The Genome Sequence of the Brown Rot Fungus Wolfiporia cocos
This genome was sequenced as a part of the large-scale multi-genome JGI CSP Saprotrophic Agaricomycotina Project (SAP), which focuses on the diversity and evolution of decay mechanisms, organismal phylogenetic relationships, and developmental evolution. A large collaborative effort led by PI of this project, David Hibbett (Clark University) aims for master publication(s) of the SAP data analysis. Researchers who wish to publish analyses using data from unpublished SAP genomes are respectfully required to contact the PI and JGI to avoid potential conflicts on data use and coordinate other publications with the SAP master paper(s).

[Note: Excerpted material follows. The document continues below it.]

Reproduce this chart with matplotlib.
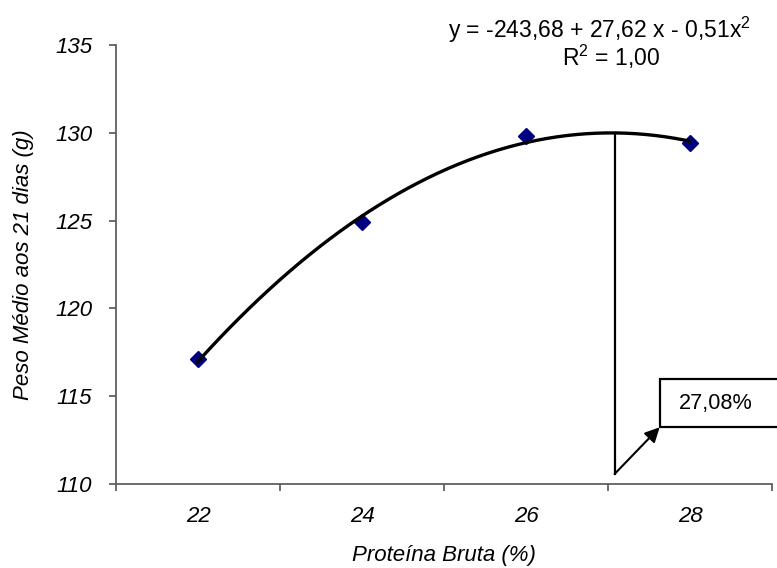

Wolfiporia cocos (F.A. Wolf) Ryvarden & Gilb. is a Basidiomycete widely distributed around the world with references from East Asia, Australia, North America and Africa. The species parasitizes the roots of conifers such as Picea, Tsuga and Pinus and also hardwood trees such as Citrus, Eucalyptus, Quercus and Fagus. The basidiocarps of the species are formed on the dead host trees, while large sclerotia are formed close to the roots of the host. The Native Americans have been collecting the sclerotia as a food source, while in East Asia they are used in traditional medicine. Wolfiporia cocos causes a brown type rot in the infected roots and recent phylogenetic studies place the species close to Phaeolus schweinitzii, another pathogen of conifer trees. Both species are nested in the Antrodia clade, a major clade of the Polyporales, which consists mainly of other well-known brown rot species such as Laetiporus sulphureus, Postia placenta and Fomitopsis pinicola. The brown rot biochemistry of the species is not extensively studied but several studies have shown that the species produces large amounts of oxalic acid in liquid cultures, reducing significantly the pH. The oxalic acid production is a common characteristic of many brown rot species, such as Postia placenta and it seems to have an important role on wood degradation. Other studies have shown that the species can efficiently degrade copper treated wood, indicating the tolerance of the species to increased copper levels. The genome of Wolfiporia cocos will increase our knowledge about the brown rot biochemistry of the Antrodia clade and it is a good candidate for genomic comparative studies with the already sequenced genome of Postia placenta. Furthermore the access to the genomic data will create new opportunities for studies on the metal resistance of the species. Additionally different studies have focused on medically important compounds of the species with potential antitumor activity or anti-inflammatory activity. The genome of Wolfiporia cocos can promote further the studies on the biosynthetic ways of medically interesting compounds and elucidate the ways for their commercial production.